What is expected
Gather all lines in the data that hold the string "this".

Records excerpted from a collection

Begin

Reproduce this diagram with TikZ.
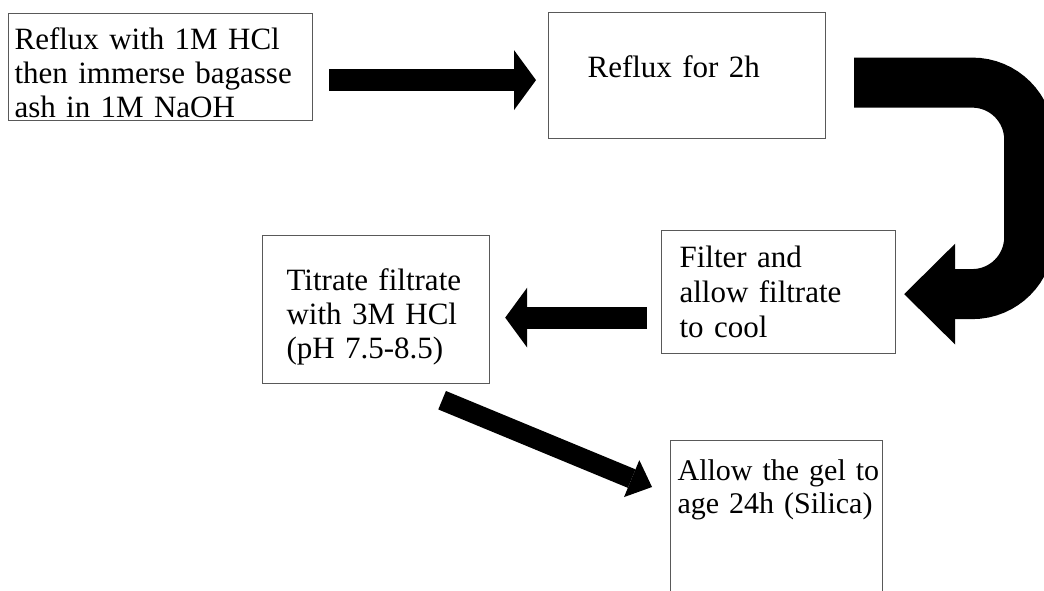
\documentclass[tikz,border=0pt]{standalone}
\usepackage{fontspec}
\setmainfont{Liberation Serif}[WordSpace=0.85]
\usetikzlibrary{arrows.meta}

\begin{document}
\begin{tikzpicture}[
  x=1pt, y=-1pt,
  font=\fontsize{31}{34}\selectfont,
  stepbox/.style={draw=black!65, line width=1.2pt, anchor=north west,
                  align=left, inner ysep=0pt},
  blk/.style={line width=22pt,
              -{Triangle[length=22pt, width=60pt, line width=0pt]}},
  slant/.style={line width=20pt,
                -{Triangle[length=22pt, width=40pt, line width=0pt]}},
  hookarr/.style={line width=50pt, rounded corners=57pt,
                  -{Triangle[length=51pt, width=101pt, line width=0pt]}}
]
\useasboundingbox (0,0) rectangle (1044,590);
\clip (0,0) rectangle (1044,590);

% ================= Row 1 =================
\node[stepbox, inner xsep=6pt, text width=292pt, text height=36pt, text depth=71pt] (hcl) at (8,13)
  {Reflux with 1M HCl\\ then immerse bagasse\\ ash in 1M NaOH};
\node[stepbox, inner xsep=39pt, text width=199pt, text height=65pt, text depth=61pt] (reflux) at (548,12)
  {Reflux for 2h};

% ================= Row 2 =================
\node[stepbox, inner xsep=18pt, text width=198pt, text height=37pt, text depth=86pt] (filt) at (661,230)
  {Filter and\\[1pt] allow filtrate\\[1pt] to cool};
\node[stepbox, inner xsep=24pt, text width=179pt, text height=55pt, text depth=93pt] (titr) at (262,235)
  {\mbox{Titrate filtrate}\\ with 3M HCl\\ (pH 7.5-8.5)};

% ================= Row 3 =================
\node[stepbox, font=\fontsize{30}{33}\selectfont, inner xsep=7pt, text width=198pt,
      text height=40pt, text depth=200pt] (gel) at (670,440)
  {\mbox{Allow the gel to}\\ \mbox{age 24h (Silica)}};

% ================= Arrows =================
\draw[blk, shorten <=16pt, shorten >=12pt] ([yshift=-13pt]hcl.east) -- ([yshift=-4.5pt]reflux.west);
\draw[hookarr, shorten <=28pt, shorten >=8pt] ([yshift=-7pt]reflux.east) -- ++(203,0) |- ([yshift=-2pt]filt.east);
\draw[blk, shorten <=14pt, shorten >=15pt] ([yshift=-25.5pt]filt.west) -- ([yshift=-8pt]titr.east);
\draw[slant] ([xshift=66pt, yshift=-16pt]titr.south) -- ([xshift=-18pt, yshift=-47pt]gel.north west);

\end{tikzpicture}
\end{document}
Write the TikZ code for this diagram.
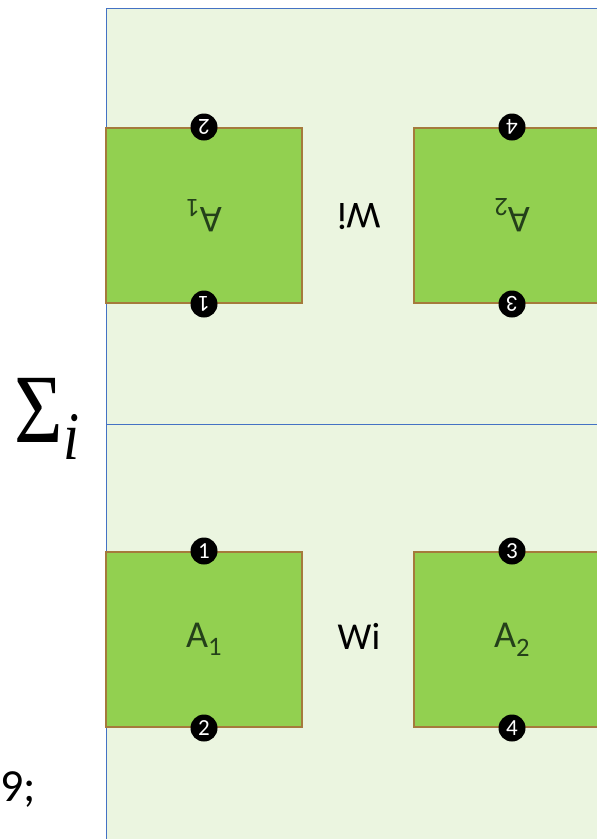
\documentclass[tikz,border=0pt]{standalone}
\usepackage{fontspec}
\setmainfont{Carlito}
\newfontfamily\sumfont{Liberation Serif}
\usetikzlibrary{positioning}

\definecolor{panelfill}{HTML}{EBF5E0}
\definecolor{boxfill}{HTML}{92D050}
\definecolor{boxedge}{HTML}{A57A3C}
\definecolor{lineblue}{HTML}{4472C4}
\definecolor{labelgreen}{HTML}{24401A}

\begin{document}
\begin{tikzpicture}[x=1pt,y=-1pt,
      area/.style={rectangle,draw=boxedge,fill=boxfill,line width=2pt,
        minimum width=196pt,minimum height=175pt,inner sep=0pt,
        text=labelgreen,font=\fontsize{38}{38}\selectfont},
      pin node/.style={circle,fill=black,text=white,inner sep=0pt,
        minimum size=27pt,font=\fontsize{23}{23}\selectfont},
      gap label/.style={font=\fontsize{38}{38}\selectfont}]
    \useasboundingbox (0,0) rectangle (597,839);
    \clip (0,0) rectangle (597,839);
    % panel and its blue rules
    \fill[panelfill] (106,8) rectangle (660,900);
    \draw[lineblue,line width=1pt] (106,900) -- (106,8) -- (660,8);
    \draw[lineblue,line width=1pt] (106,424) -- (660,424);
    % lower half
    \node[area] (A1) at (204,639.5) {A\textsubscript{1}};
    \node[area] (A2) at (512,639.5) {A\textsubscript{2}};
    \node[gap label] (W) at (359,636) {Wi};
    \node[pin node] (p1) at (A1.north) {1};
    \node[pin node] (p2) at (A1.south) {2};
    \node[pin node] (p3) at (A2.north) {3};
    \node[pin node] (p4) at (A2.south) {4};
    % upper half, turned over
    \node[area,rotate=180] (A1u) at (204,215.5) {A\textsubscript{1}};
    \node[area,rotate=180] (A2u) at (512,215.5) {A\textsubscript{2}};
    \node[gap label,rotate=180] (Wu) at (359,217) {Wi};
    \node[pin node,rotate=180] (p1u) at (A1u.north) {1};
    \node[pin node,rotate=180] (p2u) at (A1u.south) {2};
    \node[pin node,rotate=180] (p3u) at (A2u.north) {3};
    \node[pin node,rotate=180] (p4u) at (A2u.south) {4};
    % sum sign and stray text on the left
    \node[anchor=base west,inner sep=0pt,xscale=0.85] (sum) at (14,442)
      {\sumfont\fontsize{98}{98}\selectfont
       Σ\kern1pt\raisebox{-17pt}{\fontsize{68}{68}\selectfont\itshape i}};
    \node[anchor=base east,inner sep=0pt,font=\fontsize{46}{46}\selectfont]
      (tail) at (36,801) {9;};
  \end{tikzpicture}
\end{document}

End

Task result
Reproduce this diagram with TikZ.
Write the TikZ code for this diagram.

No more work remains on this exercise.